Api bekerja. Aku takut ia adalah kamu – Kamu; yang diam-diam mengucap selamat tinggal lewat langkah-langkah ciut di belakangku, lantas ke mana segala kalimat yang dulu kamu ucapkan bagai pujangga pada angkatan Pujangga Baru dan Balai Pustaka? Sinting memang. Kamu mewujudkan kalimat; kamu tidak mengatakan selamat tinggal pada orang yang kamu sayangi, kamu cukup berjalan pergi. Selamat jalan, kalau begitu. Tepuk tangan sayonara untukmu. Kamu dengan permainanmu, aku dengan puisiku. Semoga kita bertemu di setubuh malam yang paling nikmat. Suatu hari. 
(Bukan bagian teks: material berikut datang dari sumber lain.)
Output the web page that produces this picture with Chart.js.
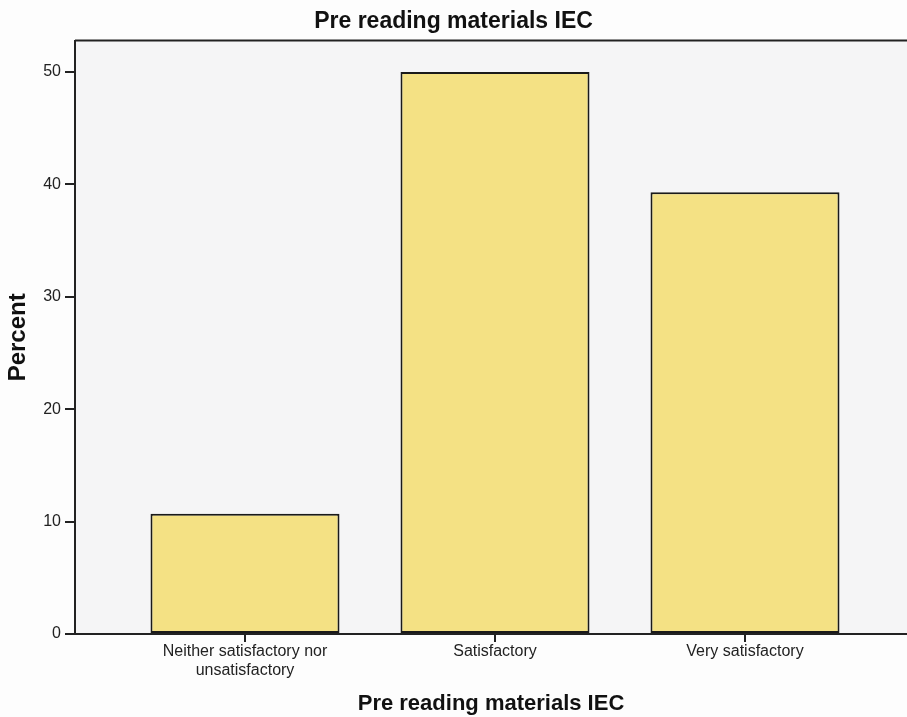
<!DOCTYPE html>
<html>
<head>
<meta charset="utf-8">
<script src="https://cdn.jsdelivr.net/npm/chart.js@4"></script>
<style>
  body { margin: 0; background: #fdfdfd; }
  #wrap { width: 907px; height: 717px; }
</style>
</head>
<body>
<div id="wrap"><canvas id="bar-chart" width="907" height="717"></canvas></div>
<script>
const categories = [['Neither satisfactory nor', 'unsatisfactory'], 'Satisfactory', 'Very satisfactory'];
const percents = [10.7, 50.0, 39.3];
const yTicks = [0, 10, 20, 30, 40, 50];

// light grey plot area + top border line like the SPSS frame
const frame = {
    id: 'frame',
    beforeDraw(chart) {
        const { ctx, chartArea: a } = chart;
        ctx.save();
        ctx.fillStyle = '#f5f5f6';
        ctx.fillRect(a.left, a.top, a.right - a.left, a.bottom - a.top);
        ctx.strokeStyle = '#222';
        ctx.lineWidth = 2;
        ctx.beginPath();
        ctx.moveTo(a.left, a.top);
        ctx.lineTo(a.right, a.top);
        ctx.stroke();
        ctx.restore();
    }
};

const font = 'Arial, "Liberation Sans"';

const ctx = document.getElementById('bar-chart');
new Chart(ctx, {
    type: 'bar',
    data: {
        datasets: [
            {
                label: 'Percent',
                data: percents.map((v, i) => ({ x: i, y: v })),
                backgroundColor: '#f4e184',
                borderColor: '#1a1a1a',
                borderWidth: 2,
                borderSkipped: false,
                barPercentage: 0.756,
                categoryPercentage: 1
            }
        ]
    },
    options: {
        responsive: false,
        animation: false,
        layout: { padding: 0 },
        plugins: {
            legend: { display: false },
            tooltip: { enabled: false },
            title: {
                display: true,
                text: 'Pre reading materials IEC',
                color: '#111',
                font: { family: font, size: 23, weight: 'bold' },
                padding: { top: 8, bottom: 5 }
            }
        },
        scales: {
            x: {
                type: 'linear',
                offset: false,
                min: -0.68,
                max: 2.648,
                afterBuildTicks: s => { s.ticks = categories.map((c, i) => ({ value: i })); },
                afterFit: s => { s.height = 83; },
                ticks: {
                    callback: v => categories[v],
                    color: '#222',
                    font: { family: font, size: 16 },
                    padding: 0,
                    maxRotation: 0,
                    autoSkip: false
                },
                grid: { offset: false, drawOnChartArea: false, color: '#222', tickLength: 8, lineWidth: 2 },
                border: { color: '#222', width: 2 },
                title: {
                    display: true,
                    text: 'Pre reading materials IEC',
                    color: '#111',
                    font: { family: font, size: 22, weight: 'bold' },
                    padding: { top: 0, bottom: 0 }
                }
            },
            y: {
                min: 0,
                max: 52.8,
                afterBuildTicks: s => { s.ticks = yTicks.map(v => ({ value: v })); },
                afterFit: s => { s.width = 75; },
                ticks: {
                    color: '#222',
                    font: { family: font, size: 16 },
                    padding: 4
                },
                grid: { drawOnChartArea: false, color: '#222', tickLength: 10, lineWidth: 2 },
                border: { color: '#222', width: 2 },
                title: {
                    display: true,
                    text: 'Percent',
                    color: '#111',
                    font: { family: font, size: 24, weight: 'bold' },
                    padding: { top: 4 }
                }
            }
        }
    },
    plugins: [frame]
});
</script>
</body>
</html>
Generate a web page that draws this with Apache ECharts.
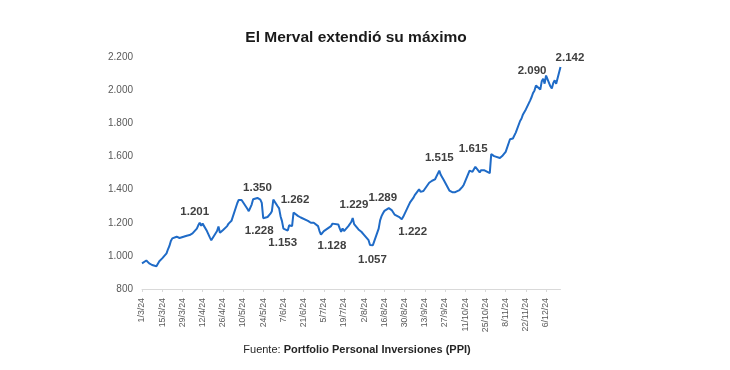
<!DOCTYPE html>
<html>
<head>
<meta charset="utf-8">
<script src="https://cdn.jsdelivr.net/npm/echarts@6/dist/echarts.min.js"></script>
<style>html,body{margin:0;padding:0;background:#fff;}#c{width:730px;height:370px;}</style>
</head>
<body>
<div id="c"></div>
<script>
// ---- DATA ----
const axisStart = '1/3/24';
const axisEnd = '16/12/24';
const yTicks = [800, 1000, 1200, 1400, 1600, 1800, 2000, 2200];

const dates = [
 '1/3/24','4/3/24','5/3/24','6/3/24','7/3/24','8/3/24','11/3/24','12/3/24','13/3/24','14/3/24','15/3/24','18/3/24','19/3/24','20/3/24','21/3/24','22/3/24','25/3/24','26/3/24','27/3/24','28/3/24',
 '1/4/24','2/4/24','3/4/24','4/4/24','5/4/24','8/4/24','9/4/24','10/4/24','11/4/24','12/4/24','15/4/24','16/4/24','17/4/24','18/4/24','19/4/24','22/4/24','23/4/24','24/4/24','25/4/24','26/4/24','29/4/24','30/4/24',
 '2/5/24','3/5/24','6/5/24','7/5/24','8/5/24','9/5/24','10/5/24','13/5/24','14/5/24','15/5/24','16/5/24','17/5/24','20/5/24','21/5/24','22/5/24','23/5/24','24/5/24','27/5/24','28/5/24','29/5/24','30/5/24','31/5/24',
 '3/6/24','4/6/24','5/6/24','6/6/24','7/6/24','10/6/24','11/6/24','12/6/24','13/6/24','14/6/24','17/6/24','18/6/24','19/6/24','20/6/24','24/6/24','25/6/24','26/6/24','27/6/24','28/6/24',
 '1/7/24','2/7/24','3/7/24','4/7/24','5/7/24','8/7/24','10/7/24','11/7/24','12/7/24','15/7/24','16/7/24','17/7/24','18/7/24','19/7/24','22/7/24','23/7/24','24/7/24','25/7/24','26/7/24','29/7/24','30/7/24','31/7/24',
 '1/8/24','2/8/24','5/8/24','6/8/24','7/8/24','8/8/24','9/8/24','12/8/24','13/8/24','14/8/24','15/8/24','16/8/24','19/8/24','20/8/24','21/8/24','22/8/24','23/8/24','26/8/24','27/8/24','28/8/24','29/8/24','30/8/24',
 '2/9/24','3/9/24','4/9/24','5/9/24','6/9/24','9/9/24','10/9/24','11/9/24','12/9/24','13/9/24','16/9/24','17/9/24','18/9/24','19/9/24','20/9/24','23/9/24','24/9/24','25/9/24','26/9/24','27/9/24','30/9/24',
 '1/10/24','2/10/24','3/10/24','4/10/24','7/10/24','8/10/24','9/10/24','10/10/24','11/10/24','14/10/24','15/10/24','16/10/24','17/10/24','18/10/24','21/10/24','22/10/24','23/10/24','24/10/24','25/10/24','28/10/24','29/10/24','30/10/24','31/10/24',
 '1/11/24','4/11/24','5/11/24','6/11/24','7/11/24','8/11/24','11/11/24','12/11/24','13/11/24','14/11/24','15/11/24','18/11/24','19/11/24','20/11/24','21/11/24','22/11/24','25/11/24','26/11/24','27/11/24','28/11/24','29/11/24',
 '2/12/24','3/12/24','4/12/24','5/12/24','6/12/24','9/12/24','10/12/24','11/12/24','12/12/24','13/12/24','16/12/24'
];
const values = [
 955,972,962,955,960,945,938,929,968,978,985,1015,1040,1060,1090,1106,1116,1106,1108,1112,
 1122,1124,1126,1130,1136,1165,1185,1201,1182,1195,1150,1140,1112,1095,1085,1150,1178,1140,1145,1155,1180,1195,
 1212,1222,1318,1338,1342,1338,1330,1285,1270,1268,1310,1342,1350,1338,1340,1320,1228,1235,1242,1255,1270,1340,
 1300,1287,1240,1210,1165,1153,1185,1192,1180,1262,1242,1238,1232,1228,1212,1208,1200,1198,1200,
 1180,1150,1128,1140,1150,1168,1180,1195,1200,1190,1166,1146,1166,1150,1180,1186,1205,1229,1192,1160,1156,1146,
 1140,1126,1095,1066,1057,1065,1075,1165,1215,1240,1258,1272,1289,1280,1277,1267,1250,1236,1230,1222,1236,1245,
 1310,1327,1337,1350,1367,1402,1387,1397,1392,1387,1442,1450,1454,1454,1462,1515,1490,1478,1460,1448,1395,
 1390,1385,1373,1385,1398,1387,1417,1430,1440,1515,1518,1508,1512,1538,1505,1518,1522,1518,1514,1500,1615,1605,1603,
 1597,1592,1600,1607,1615,1629,1705,1715,1709,1718,1745,1815,1830,1855,1870,1885,1940,1960,1985,2000,2030,
 2005,2055,2070,2041,2090,2025,2011,2045,2061,2040,2142
];
const labelledDates = ['10/4/24','20/5/24','24/5/24','10/6/24','14/6/24','3/7/24','25/7/24','7/8/24','19/8/24','28/8/24','23/9/24','29/10/24','6/12/24','16/12/24'];

// ---- BUILD ----
function parseD(s){const p=s.split('/');return Date.UTC(2000+ +p[2], +p[1]-1, +p[0]);}
function fmtD(t){const d=new Date(t);return d.getUTCDate()+'/'+(d.getUTCMonth()+1)+'/'+String(d.getUTCFullYear()).slice(2);}
const categories=[];
for(let t=parseD(axisStart);t<=parseD(axisEnd);t+=86400000) categories.push(fmtD(t));
function fmtNum(v){v=Math.round(v);if(v<1000)return String(v);const r=v%1000;return Math.floor(v/1000)+'.'+String(r).padStart(3,'0');}

const seriesData = dates.map((d,i)=>[d, values[i]]);
// label placement (style only)
const labelOffsets = {
 '10/4/24':[-5,-11],'20/5/24':[0,-10],'24/5/24':[-4,12.5],'10/6/24':[-5,12],'14/6/24':[1.5,-13],
 '3/7/24':[11,11.3],'25/7/24':[1.3,-13],'7/8/24':[1,13.6],'19/8/24':[-6,-10.7],'28/8/24':[11,12.6],
 '23/9/24':[0,-12.5],'29/10/24':[-18,-5],'6/12/24':[-14,-5],'16/12/24':[9.5,-9.3]
};
const markData = labelledDates.map(d=>{
  const v = values[dates.indexOf(d)];
  return {coord:[d, v], value:v, label:{offset: labelOffsets[d]}};
});

const FONT = 'Liberation Sans';
const chart = echarts.init(document.getElementById('c'), null, {renderer:'canvas'});
chart.setOption({
  backgroundColor:'#ffffff',
  animation:false,
  textStyle:{fontFamily:FONT},
  title:[
    {text:'El Merval extendió su máximo', left:351, top:25, textAlign:'center',
     textStyle:{fontFamily:FONT, fontSize:15.5, fontWeight:'bold', color:'#1a1a1a'}},
    {text:'{a|Fuente: }{b|Portfolio Personal Inversiones (PPI)}', left:352, top:339, textAlign:'center',
     textStyle:{fontWeight:'normal', rich:{a:{fontFamily:FONT,fontSize:11,fontWeight:'normal',color:'#262626'},b:{fontFamily:FONT,fontSize:11,fontWeight:'bold',color:'#262626'}}}}
  ],
  grid:{left:142, right:169.5, top:57.3, bottom:81, containLabel:false},
  xAxis:{
    type:'category', data:categories, boundaryGap:false,
    axisLine:{lineStyle:{color:'#d9d9d9', width:1}},
    axisTick:{show:true, interval:13, length:3, lineStyle:{color:'#d9d9d9'}},
    axisLabel:{interval:13, rotate:90, fontSize:8.8, color:'#595959', margin:9, fontFamily:FONT},
    splitLine:{show:false}
  },
  yAxis:{
    type:'value', min:yTicks[0], max:yTicks[yTicks.length-1], interval:yTicks[1]-yTicks[0],
    axisLine:{show:false}, axisTick:{show:false}, splitLine:{show:false},
    axisLabel:{fontSize:10, color:'#595959', margin:9, fontFamily:FONT, formatter:fmtNum}
  },
  series:[{
    type:'line', data:seriesData, showSymbol:false, symbol:'none',
    lineStyle:{color:'#1f6bc7', width:2}, itemStyle:{color:'#1f6bc7'},
    markPoint:{
      symbol:'circle', symbolSize:1, itemStyle:{color:'rgba(0,0,0,0)'},
      label:{show:true, position:'inside', fontFamily:FONT, fontSize:11.5, fontWeight:'bold', color:'#404040',
             formatter:p=>fmtNum(p.value)},
      data:markData
    }
  }]
});
</script>
</body>
</html>
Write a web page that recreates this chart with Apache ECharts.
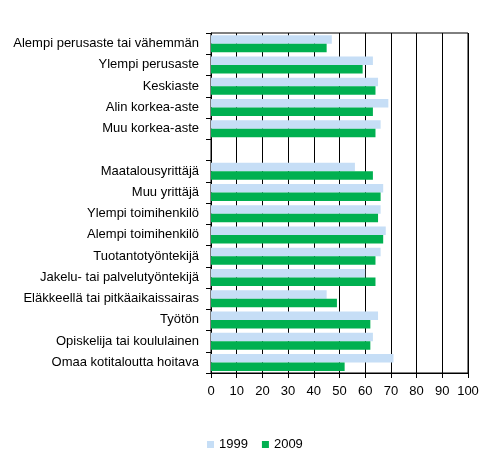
<!DOCTYPE html>
<html lang='fi'>
<head>
    <meta charset='UTF-8'>
    <title></title>
    <style>
        html, body { margin: 0; padding: 0; background: #ffffff; }
        #chart { width: 489px; height: 463px; }
    </style>
</head>
<body>
    <div id='chart'></div>
</body>
<script src='https://cdn.jsdelivr.net/npm/echarts@6/dist/echarts.min.js'></script>
<script>
    var categories = [
        'Alempi perusaste tai vähemmän',
        'Ylempi perusaste',
        'Keskiaste',
        'Alin korkea-aste',
        'Muu korkea-aste',
        '',
        'Maatalousyrittäjä',
        'Muu yrittäjä',
        'Ylempi toimihenkilö',
        'Alempi toimihenkilö',
        'Tuotantotyöntekijä',
        'Jakelu- tai palvelutyöntekijä',
        'Eläkkeellä tai pitkäaikaissairas',
        'Työtön',
        'Opiskelija tai koululainen',
        'Omaa kotitaloutta hoitava'
    ];
    var values1999 = [47, 63, 65, 69, 66, null, 56, 67, 66, 68, 66, 60, 45, 65, 63, 71];
    var values2009 = [45, 59, 64, 63, 64, null, 63, 66, 65, 67, 64, 64, 49, 62, 62, 52];
    var xTicks = { min: 0, max: 100, step: 10 };

    var model = {
        init: function () {
            var mychart = echarts.init(document.getElementById('chart'));
            var font = 'Liberation Sans, Arial, sans-serif';
            var option = {
                animation: false,
                color: ['#C6DEF6', '#00B050'],
                textStyle: { fontFamily: font },
                legend: {
                    left: 202,
                    top: 433,
                    icon: 'rect',
                    itemWidth: 7,
                    itemHeight: 7,
                    itemGap: 14,
                    itemTextGap: 3,
                    textStyle: { fontSize: 13, color: '#000', fontFamily: font },
                    data: ['1999', '2009']
                },
                grid: {
                    left: 211,
                    right: 21,
                    top: 33,
                    bottom: 90,
                    show: true,
                    borderColor: '#000',
                    borderWidth: 1
                },
                xAxis: {
                    type: 'value',
                    min: xTicks.min,
                    max: xTicks.max,
                    interval: xTicks.step,
                    axisLine: { show: true, lineStyle: { color: '#000' } },
                    axisTick: { show: true, length: 5, lineStyle: { color: '#000' } },
                    axisLabel: { color: '#000', fontSize: 13, margin: 12 },
                    splitLine: { show: true, lineStyle: { color: '#000' } }
                },
                yAxis: {
                    type: 'category',
                    inverse: true,
                    data: categories,
                    axisLine: { show: true, lineStyle: { color: '#000' } },
                    axisTick: { show: true, length: 5, lineStyle: { color: '#000' } },
                    axisLabel: { color: '#000', fontSize: 13, margin: 12 }
                },
                series: [
                    {
                        name: '1999',
                        type: 'bar',
                        data: values1999,
                        barGap: '0%',
                        barCategoryGap: '20%',
                        silent: true
                    },
                    {
                        name: '2009',
                        type: 'bar',
                        data: values2009,
                        barGap: '0%',
                        barCategoryGap: '20%',
                        silent: true
                    }
                ]
            };
            mychart.setOption(option);
        }
    };
    model.init();
</script>
</html>
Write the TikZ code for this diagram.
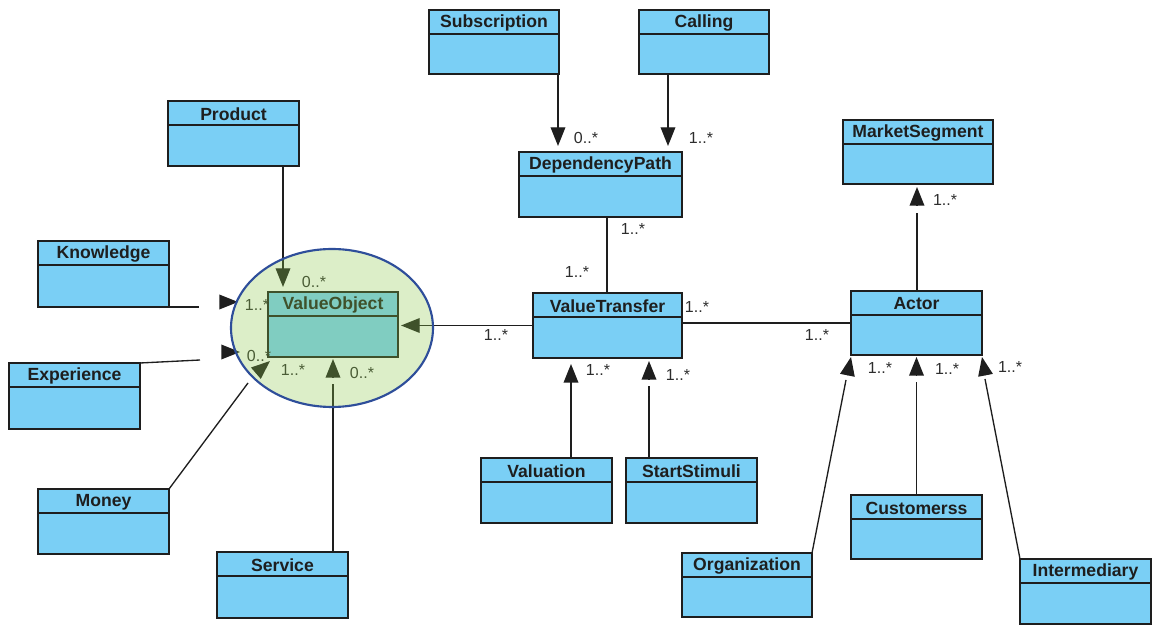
\documentclass[tikz,border=0pt]{standalone}
\usepackage{fontspec}
\setmainfont{Liberation Sans}
\usetikzlibrary{arrows.meta,calc}
\definecolor{clsfill}{RGB}{122,207,245}
\definecolor{clsline}{RGB}{30,30,30}
\definecolor{multc}{RGB}{45,45,45}
\definecolor{ovfill}{RGB}{142,202,75}
\definecolor{ovline}{RGB}{46,78,154}
\tikzset{
  clsbox/.style={draw=clsline, fill=clsfill, line width=1.1pt, inner sep=0pt, outer sep=0pt, anchor=north west},
  clstitle/.style={font=\bfseries\fontsize{13.2}{15}\selectfont, text=clsline, inner sep=0pt},
  mult/.style={font=\fontsize{12}{14}\selectfont, text=multc, inner sep=0pt},
  conn/.style={draw=clsline, line width=1pt},
  arr/.style={-{Triangle[length=14pt,width=11pt]}},
}
\newcommand\umlclass[6]{%
  \node[clsbox, minimum width={(#4-#2)*0.75pt}, minimum height={(#5-#3)*0.75pt}] (#1) at (#2,#3) {};
  \draw[line width=1.1pt, draw=clsline] ($(#1.north west)+(0,24)$) -- ($(#1.north east)+(0,24)$);
  \node[clstitle] (#1-t) at ($(#1.north)+(0,13)$) {#6};
}
\begin{document}
\begin{tikzpicture}[x=0.75pt,y=-0.75pt]
\useasboundingbox[fill=white] (0,0) rectangle (1154,630);
% classes
\umlclass{sub}{429}{10}{559}{74}{Subscription}
\umlclass{call}{639}{10}{769}{74}{Calling}
\umlclass{dep}{519}{152}{682}{217}{DependencyPath}
\umlclass{prod}{168}{101}{299}{166}{Product}
\umlclass{know}{38}{241}{169}{307}{Knowledge}
\umlclass{exp}{9}{363}{140}{429}{Experience}
\umlclass{money}{38}{489}{169}{554}{Money}
\umlclass{serv}{217}{552}{348}{618}{Service}
\umlclass{vo}{268}{292}{398}{357}{ValueObject}
\umlclass{vt}{533}{293}{682}{358}{ValueTransfer}
\umlclass{val}{481}{458}{612}{523}{Valuation}
\umlclass{ss}{626}{458}{757}{523}{StartStimuli}
\umlclass{ms}{843}{120}{993}{184}{MarketSegment}
\umlclass{actor}{851}{291}{982}{355}{Actor}
\umlclass{cust}{851}{495}{982}{559}{Customerss}
\umlclass{org}{682}{553}{812}{617}{Organization}
\umlclass{inter}{1020}{559}{1151}{624}{Intermediary}
% connectors top
\draw[conn,arr] ($(sub.south west)+(129,0)$) -- ($(dep.north west)+(39,-6)$);
\draw[conn,arr] ($(call.south west)+(29,0)$) -- ($(dep.north west)+(149,-6)$);
\draw[conn] ($(dep.south west)+(88,0)$) -- ($(vt.north west)+(74,0)$);
\draw[conn] (vt.east |- actor.west) -- (actor.west);
\draw[conn,arr] (vt.west) -- ($(vo.east)+(3,1)$);
\draw[conn,arr] ($(val.north west)+(90,0)$) -- ($(vt.south west)+(38,6)$);
\draw[conn] ($(ss.north west)+(23,0)$) -- ($(vt.south west)+(116,28)$);
\draw[conn,arr] ($(vt.south west)+(116,21.5)$) -- ($(vt.south west)+(116,3)$);
\draw[conn] ($(actor.north west)+(66,0)$) -- ($(ms.south west)+(74,29)$);
\draw[conn,arr] ($(ms.south west)+(74,21.5)$) -- ($(ms.south west)+(74,3)$);
\draw[conn] (cust.north) -- ($(actor.south)+(0,27)$);
\draw[conn,arr] ($(actor.south)+(0,20.5)$) -- ($(actor.south)+(0,2)$);
\draw[conn] (org.north east) -- ($(actor.south west)+(-5,25)$);
\draw[conn,arr] ($(actor.south west)+(-3.6,20.2)$) -- ($(actor.south west)+(0,2)$);
\draw[conn] (inter.north west) -- ($(actor.south east)+(3,24)$);
\draw[conn,arr] ($(actor.south east)+(3.5,20.2)$) -- ($(actor.south east)+(0,2)$);
% connectors left
\draw[conn,arr] ($(prod.south west)+(115,0)$) -- ($(vo.north west)+(15,-5)$);
\draw[conn] (know.south east) -- ($(know.south east)+(30,0)$);
\draw[conn,arr] ($(vo.north west)+(-48.5,10)$) -- ($(vo.north west)+(-30,10)$);
\draw[conn] (exp.north east) -- ($(exp.north east)+(60,-3)$);
\draw[conn,arr] ($(vo.south west)+(-46.5,-5)$) -- ($(vo.south west)+(-28,-5)$);
\draw[conn] (money.north east) -- ($(vo.south west)+(-20,26)$);
\draw[conn,arr] ($(vo.south west)+(-12,16.1)$) -- ($(vo.south west)+(2,4)$);
\draw[conn] ($(serv.north west)+(116,0)$) -- ($(vo.south west)+(65,27)$);
\draw[conn,arr] ($(vo.south west)+(65,20.5)$) -- ($(vo.south west)+(65,2)$);
% multiplicities
\node[mult] (m1) at (586,138) {0..*};
\node[mult] (m2) at (701,138) {1..*};
\node[mult] (m3) at (633,229) {1..*};
\node[mult] (m4) at (577,272) {1..*};
\node[mult] (m5) at (496,335) {1..*};
\node[mult] (m6) at (697,307) {1..*};
\node[mult] (m7) at (817,335) {1..*};
\node[mult] (m8) at (598,370) {1..*};
\node[mult] (m9) at (678,375) {1..*};
\node[mult] (m10) at (945,200) {1..*};
\node[mult] (m11) at (880,368) {1..*};
\node[mult] (m12) at (947,369) {1..*};
\node[mult] (m13) at (1010,367) {1..*};
\node[mult] (m14) at (314,282) {0..*};
\node[mult] (m15) at (257,305) {1..*};
\node[mult] (m16) at (259,356) {0..*};
\node[mult] (m17) at (293,370) {1..*};
\node[mult] (m18) at (362,373) {0..*};
% highlight overlay
\path[draw=ovline, line width=1.6pt, fill=ovfill, fill opacity=0.3] (332,328) ellipse [x radius=75.75pt, y radius=59.25pt];
\end{tikzpicture}
\end{document}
Kemarin-kemarin lalu, ia bilang selamat tinggal padaku. Aku tertawa dan menarik lengannya dengan penuh manja, sembari bilang selamat tinggal? Itu untuk dua orang yang memiliki hubungan lantas pamit dengan ucapan itu. Dan, untuk kita, sejak kapan aku memanggilmu 'sayang'? Kamu cukup bye-bye dengan sendiri.

*gubahan dari puisi Aan Manysur berjudul ‘Melihat Api Bekerja’
*judul tulisan ini terinspirasi dari kawanku yang mengomel tentang lelaki yang menggantungkan segenap harapan palsu di langit-langit rumahnya
*tulisan ini adalah bagian dari episode 'Melawan Naga', yang mereka bilang lebih takut ditampar olehku dengan kata-kata daripada tangan kecilku, hem, baiklah. Apakah aku semengerikan itu?